1. The surprising political insignificance of China.

Anyone who talks or writes about America's strategic and economic future underscores the crucial importance of China: China as partner; China as rival; China as example; China as caution. Opinion polls suggest that China's recent decades of economic miracle have captured the American public's attention. Some people blame China for "cheating" or "stealing jobs"; others fear that it is buying up the world; others see it as a site of future opportunity.

But politically, it seems, none of this matters. If it did, Huntsman—as the only candidate with any meaningful international experience, notably in China—would shoot to the head of the Republican ranks. There he would match his prescription for the right mixture of engagement and confrontation in dealing with China, against the policies of the man who appointed him ambassador, Barack Obama. Should Huntsman unexpectedly become the nominee, China policy would be a fascinating part of the general election campaign. But the long history of presidential politics suggests that in 2012, as in most previous years, China will matter a lot to America's prospects, and very little in the election itself.

2. The depressing political importance of the irrational.

What is one of Huntsman's major obstacles within his own Republican party? His religion. The heavily Mormon state of Utah is the most Republican state in the union, and Mormon interest groups have played a major role in national efforts against same-sex marriage and for other conservative causes. Even so, many of the fundamentalist Christians who play an increasing role in Republican politics believe, as a matter of doctrine, that Mormons are technically not Christians, and therefore are politically suspect. Democratic voters are more likely to disagree with mainstream Mormon positions than Republicans, but polls consistently show that larger proportions of Republicans say they would not vote for a Mormon on strictly religious grounds. This is entirely apart from those Republicans who have pronounced Huntsman unacceptable because he accepts the reality of climate change and supports same-sex civil unions (though not full-fledged gay marriage).

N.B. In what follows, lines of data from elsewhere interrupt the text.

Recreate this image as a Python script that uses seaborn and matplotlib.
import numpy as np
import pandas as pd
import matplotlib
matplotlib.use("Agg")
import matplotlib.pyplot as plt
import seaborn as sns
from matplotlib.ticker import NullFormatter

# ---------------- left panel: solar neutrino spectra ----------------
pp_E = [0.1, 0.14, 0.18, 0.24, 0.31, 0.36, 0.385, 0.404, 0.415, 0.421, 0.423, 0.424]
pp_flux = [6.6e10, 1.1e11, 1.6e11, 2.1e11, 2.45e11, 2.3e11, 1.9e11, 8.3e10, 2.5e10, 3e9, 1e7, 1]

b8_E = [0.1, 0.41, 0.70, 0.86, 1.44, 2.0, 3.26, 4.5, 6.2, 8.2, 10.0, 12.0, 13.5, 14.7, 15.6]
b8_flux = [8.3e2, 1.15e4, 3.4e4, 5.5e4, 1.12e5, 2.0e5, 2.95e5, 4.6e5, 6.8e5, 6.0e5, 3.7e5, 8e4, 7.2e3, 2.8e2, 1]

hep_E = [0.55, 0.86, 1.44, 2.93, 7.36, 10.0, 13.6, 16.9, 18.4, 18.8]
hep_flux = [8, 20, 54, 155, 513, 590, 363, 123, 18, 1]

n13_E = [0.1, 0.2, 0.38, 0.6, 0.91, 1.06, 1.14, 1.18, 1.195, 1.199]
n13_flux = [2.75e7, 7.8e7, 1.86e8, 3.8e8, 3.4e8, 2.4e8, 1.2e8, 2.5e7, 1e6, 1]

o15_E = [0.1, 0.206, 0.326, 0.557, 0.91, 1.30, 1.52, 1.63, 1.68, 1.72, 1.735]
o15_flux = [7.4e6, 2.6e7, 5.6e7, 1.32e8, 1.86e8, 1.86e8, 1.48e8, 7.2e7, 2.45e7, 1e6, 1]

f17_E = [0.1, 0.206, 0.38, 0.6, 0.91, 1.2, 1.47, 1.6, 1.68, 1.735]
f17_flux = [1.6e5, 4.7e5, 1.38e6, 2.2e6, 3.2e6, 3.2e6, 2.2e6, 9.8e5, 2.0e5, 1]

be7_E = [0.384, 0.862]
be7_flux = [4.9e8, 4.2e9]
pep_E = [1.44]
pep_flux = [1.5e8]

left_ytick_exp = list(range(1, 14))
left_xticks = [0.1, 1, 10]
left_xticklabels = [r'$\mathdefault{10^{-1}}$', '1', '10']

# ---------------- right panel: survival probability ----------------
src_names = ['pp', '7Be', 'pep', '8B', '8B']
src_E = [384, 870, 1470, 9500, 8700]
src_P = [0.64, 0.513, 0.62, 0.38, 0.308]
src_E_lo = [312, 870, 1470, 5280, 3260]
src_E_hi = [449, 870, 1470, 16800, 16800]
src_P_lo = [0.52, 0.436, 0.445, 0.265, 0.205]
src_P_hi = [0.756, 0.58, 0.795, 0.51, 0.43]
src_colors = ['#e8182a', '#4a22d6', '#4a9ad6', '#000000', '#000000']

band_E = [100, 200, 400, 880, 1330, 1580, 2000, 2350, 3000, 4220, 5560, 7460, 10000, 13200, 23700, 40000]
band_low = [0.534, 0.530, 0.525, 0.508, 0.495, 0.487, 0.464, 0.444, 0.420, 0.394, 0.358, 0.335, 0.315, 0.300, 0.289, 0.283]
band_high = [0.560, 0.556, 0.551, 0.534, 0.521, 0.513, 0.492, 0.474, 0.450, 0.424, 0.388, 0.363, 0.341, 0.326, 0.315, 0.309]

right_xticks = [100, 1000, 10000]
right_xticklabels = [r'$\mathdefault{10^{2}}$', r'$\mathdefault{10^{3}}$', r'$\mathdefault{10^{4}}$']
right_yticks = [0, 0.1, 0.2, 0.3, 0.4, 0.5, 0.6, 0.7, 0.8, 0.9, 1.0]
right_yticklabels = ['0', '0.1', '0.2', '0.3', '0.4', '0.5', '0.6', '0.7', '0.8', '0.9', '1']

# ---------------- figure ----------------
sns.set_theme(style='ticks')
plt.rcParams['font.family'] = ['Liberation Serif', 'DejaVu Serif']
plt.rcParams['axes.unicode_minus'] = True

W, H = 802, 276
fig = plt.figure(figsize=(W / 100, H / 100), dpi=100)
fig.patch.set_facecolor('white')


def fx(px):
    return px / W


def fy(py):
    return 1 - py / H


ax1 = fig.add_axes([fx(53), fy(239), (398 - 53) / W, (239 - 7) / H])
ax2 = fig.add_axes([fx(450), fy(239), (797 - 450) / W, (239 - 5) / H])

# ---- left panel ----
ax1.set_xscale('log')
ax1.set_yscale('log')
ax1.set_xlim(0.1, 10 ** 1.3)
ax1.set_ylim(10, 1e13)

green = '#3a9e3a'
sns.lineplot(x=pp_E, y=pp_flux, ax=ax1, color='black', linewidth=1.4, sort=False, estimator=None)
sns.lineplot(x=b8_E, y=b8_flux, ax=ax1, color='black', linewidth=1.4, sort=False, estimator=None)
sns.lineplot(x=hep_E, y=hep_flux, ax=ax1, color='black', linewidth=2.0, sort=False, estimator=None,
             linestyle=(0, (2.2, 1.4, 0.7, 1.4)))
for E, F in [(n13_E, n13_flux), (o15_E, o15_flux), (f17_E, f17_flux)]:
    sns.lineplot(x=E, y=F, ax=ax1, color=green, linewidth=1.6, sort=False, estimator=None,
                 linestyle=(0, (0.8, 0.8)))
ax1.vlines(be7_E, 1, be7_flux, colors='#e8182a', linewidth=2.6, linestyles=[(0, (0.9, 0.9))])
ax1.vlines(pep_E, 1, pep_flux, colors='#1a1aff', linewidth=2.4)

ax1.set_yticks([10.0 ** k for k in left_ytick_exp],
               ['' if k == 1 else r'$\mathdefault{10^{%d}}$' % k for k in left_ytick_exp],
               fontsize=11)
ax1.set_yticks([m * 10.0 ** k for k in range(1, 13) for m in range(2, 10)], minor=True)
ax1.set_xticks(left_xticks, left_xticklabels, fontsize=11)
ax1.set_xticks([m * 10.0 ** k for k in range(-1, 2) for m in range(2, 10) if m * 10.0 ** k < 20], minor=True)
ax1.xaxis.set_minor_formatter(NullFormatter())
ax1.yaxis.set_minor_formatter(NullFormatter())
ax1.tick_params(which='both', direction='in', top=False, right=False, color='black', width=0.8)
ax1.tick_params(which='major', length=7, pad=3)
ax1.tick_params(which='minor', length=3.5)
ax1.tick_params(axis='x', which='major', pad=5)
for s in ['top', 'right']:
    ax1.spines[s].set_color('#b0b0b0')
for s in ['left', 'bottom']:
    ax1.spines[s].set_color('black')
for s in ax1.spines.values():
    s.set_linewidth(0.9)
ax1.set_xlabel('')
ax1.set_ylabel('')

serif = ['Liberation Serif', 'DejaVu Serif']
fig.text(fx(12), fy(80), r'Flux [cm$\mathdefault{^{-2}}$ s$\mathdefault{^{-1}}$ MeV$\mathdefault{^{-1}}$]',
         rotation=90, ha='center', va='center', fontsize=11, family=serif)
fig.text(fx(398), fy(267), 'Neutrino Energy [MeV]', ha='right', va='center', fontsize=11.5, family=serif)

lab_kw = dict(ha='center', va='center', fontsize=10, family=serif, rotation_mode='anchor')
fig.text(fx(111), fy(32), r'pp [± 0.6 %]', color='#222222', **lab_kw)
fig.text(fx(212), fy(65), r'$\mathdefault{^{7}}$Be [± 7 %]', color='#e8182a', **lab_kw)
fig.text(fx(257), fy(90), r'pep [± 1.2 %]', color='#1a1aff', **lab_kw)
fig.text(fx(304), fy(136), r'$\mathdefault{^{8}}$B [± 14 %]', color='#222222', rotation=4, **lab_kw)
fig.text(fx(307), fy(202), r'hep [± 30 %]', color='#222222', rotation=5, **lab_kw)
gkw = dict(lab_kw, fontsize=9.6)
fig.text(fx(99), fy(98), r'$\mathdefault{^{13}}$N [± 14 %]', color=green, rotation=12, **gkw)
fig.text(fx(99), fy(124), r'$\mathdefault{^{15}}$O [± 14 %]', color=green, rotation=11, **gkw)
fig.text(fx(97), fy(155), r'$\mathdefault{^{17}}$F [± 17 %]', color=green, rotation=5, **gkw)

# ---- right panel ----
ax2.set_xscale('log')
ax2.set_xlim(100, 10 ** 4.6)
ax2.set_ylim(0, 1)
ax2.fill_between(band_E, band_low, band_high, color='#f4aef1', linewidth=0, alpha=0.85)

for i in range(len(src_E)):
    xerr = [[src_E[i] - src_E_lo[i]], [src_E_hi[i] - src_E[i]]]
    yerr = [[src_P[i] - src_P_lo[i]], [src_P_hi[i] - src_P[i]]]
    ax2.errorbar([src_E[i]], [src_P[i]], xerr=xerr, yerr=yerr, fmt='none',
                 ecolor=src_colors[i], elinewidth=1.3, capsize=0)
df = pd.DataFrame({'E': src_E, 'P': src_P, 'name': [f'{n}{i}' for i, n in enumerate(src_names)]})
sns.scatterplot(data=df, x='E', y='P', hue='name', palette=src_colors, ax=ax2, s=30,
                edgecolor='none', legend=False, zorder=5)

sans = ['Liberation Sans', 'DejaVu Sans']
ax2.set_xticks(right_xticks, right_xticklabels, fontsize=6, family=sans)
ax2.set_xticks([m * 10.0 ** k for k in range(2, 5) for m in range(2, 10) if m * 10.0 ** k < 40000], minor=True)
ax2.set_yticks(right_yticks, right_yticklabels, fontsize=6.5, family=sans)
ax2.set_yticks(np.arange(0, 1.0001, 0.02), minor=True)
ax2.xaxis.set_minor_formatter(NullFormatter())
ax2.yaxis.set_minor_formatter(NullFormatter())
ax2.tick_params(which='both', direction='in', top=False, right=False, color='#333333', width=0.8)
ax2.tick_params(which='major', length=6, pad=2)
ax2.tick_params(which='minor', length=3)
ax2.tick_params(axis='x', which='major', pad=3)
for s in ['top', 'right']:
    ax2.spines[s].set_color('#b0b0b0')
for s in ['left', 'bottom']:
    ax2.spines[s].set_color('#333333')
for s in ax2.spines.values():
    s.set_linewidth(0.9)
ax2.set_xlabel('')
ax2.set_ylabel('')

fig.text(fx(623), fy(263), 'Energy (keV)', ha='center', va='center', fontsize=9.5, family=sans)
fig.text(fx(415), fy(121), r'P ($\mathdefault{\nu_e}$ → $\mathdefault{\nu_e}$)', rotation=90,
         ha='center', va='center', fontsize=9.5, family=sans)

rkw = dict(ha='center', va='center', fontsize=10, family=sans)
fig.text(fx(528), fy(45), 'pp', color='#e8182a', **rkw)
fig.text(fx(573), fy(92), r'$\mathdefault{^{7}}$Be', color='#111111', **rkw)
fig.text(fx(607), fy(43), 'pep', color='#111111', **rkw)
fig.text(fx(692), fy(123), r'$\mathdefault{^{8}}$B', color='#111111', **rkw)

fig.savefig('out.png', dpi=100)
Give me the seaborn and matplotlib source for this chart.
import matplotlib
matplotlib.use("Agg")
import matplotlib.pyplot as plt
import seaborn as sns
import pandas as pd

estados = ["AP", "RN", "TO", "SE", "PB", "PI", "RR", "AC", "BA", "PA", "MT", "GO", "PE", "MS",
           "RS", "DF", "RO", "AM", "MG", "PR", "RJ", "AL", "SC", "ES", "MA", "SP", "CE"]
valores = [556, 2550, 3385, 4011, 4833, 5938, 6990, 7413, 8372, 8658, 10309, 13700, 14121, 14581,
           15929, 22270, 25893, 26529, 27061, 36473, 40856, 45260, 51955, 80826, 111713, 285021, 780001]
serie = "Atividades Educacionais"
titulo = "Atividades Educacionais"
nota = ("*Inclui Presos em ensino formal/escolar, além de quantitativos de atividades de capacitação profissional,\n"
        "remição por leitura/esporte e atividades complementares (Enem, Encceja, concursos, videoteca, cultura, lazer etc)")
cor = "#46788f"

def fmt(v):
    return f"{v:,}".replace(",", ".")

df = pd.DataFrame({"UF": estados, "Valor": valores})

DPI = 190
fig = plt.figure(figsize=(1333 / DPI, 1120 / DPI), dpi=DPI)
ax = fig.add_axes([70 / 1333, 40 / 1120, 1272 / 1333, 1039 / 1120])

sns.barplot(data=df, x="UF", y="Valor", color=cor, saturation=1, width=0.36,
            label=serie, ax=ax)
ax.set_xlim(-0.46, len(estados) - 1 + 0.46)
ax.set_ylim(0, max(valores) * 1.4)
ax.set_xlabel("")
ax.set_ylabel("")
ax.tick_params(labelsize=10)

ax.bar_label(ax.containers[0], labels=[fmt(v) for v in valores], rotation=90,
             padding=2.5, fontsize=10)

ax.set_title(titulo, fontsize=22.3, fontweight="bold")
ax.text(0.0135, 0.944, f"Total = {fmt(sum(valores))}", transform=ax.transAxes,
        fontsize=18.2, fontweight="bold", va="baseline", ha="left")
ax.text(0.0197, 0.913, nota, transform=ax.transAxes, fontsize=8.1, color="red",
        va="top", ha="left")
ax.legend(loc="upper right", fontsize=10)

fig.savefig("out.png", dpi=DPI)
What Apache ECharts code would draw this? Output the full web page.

Thus, the better Huntsman does with this year's Republican electorate, the more heartening the sign of voters judging on something more than reflex. But wait ... the likely winner, Romney, is also a Mormon? How could that be? This leads us to:

3. The consistent Republican emphasis on "taking turns."

The Democratic party has frequently put forward "surprise" presidential candidates—those who come out of the relative wilderness to command attention a year or so before the election. Some lost (McGovern in 1972, Dukakis in 1988); some won (Carter in 1976, Clinton in 1992, Obama in 2008). The Republican party almost never does this. Its electors give heavy preference to the candidate whose "turn" it is. Romney is the leading candidate this time, largely because he ran a strong (though losing) campaign against John McCain four years ago. It had been McCain's turn in 2008 because he had been runner-up to George W. Bush back in 2000.

So if Jon Huntsman does not win this time? He is still worth watching, because eventually it could be his turn.